No API Key Needed For:
- GitHub Copilot — works automatically if you have a Copilot subscription
- Ollama — runs locally, just have the Ollama server running on
localhost:11434
🗜️ Compression Modes
| Mode |
Reduction Target |
Best For |
| ⚡ Balanced |
~35% |
Everyday use — good savings, full meaning preserved |
| 🔥 Aggressive |
~50% |
Maximum savings — strips everything non-essential |
| 💡 Light |
~20% |
Minimal compression — when precision matters |
Tip: Compression is only applied to prompts with 20+ estimated tokens. Short prompts are sent as-is.
📸 Screenshots
Coming soon — screenshots of the sidebar panel, model selector, and compression in action.
❓ FAQ
Q: Does compression affect response quality?

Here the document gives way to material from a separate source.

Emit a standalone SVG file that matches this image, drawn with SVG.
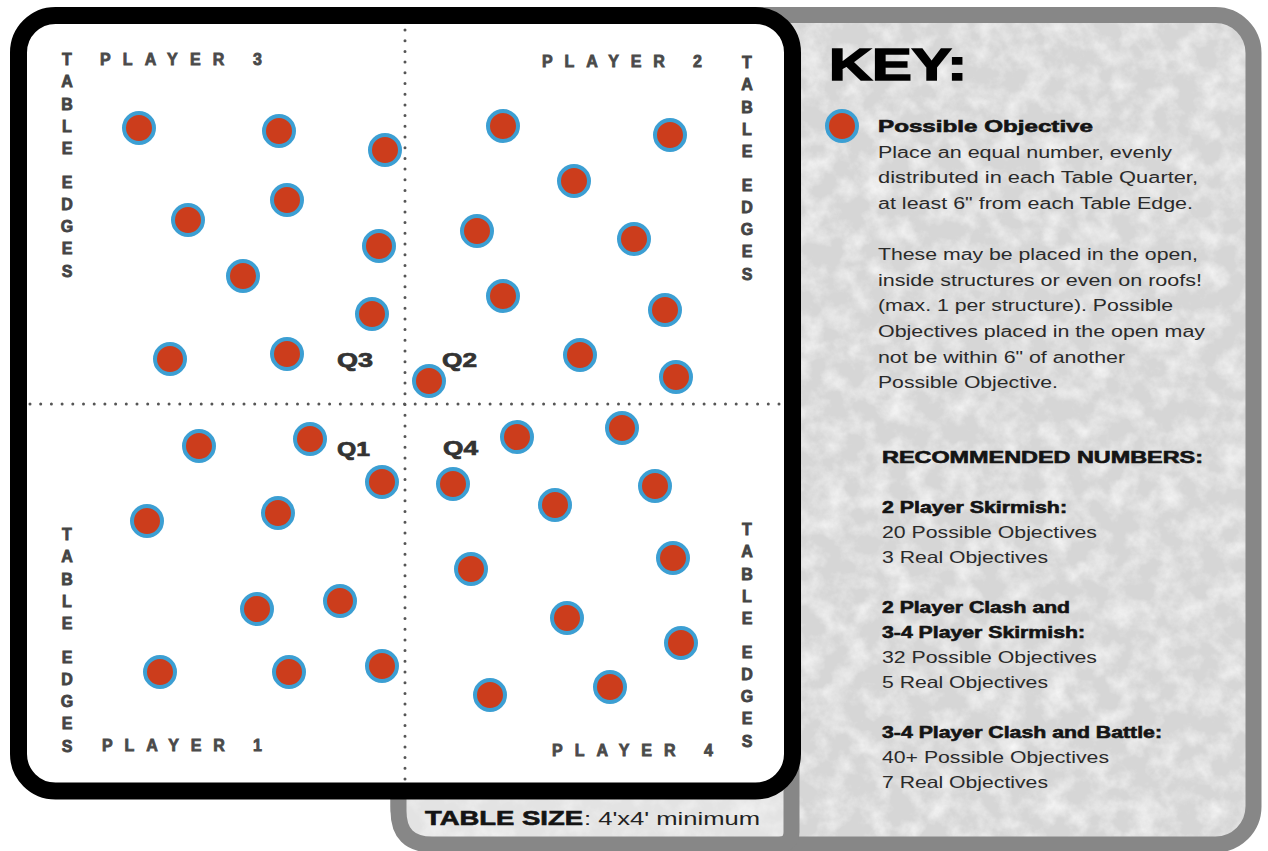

A: No. Compression removes filler words and redundancy — not meaning. LLMs actually perform better with concise, clear prompts.
Q: What model is used for compression?
A: The cheapest, fastest model for each provider: claude-3-5-haiku for Anthropic, gpt-4o-mini for OpenAI, gemini-1.5-flash for Gemini. Compression cost is negligible.
Q: Can I see what was compressed?
A: Yes! Every compressed message has a "View compressed prompt" toggle in the UI that shows you exactly what was sent.
Q: Does it work offline?
A: Only with Ollama (local models). All other providers require internet access.
Q: Are my API keys safe?
A: Yes. All keys are stored in VS Code's native encrypted SecretStorage. They are never logged, transmitted, or written to plaintext files.
Q: What happens if compression fails?
A: The original prompt is sent as-is. Compression has a 10-second timeout and graceful fallback — it never blocks your message.
Q: Can I choose which model to chat with?
A: Yes! The model selector dropdown lets you pick any available model for your selected provider.
📄 License
MIT License — free for personal and commercial use.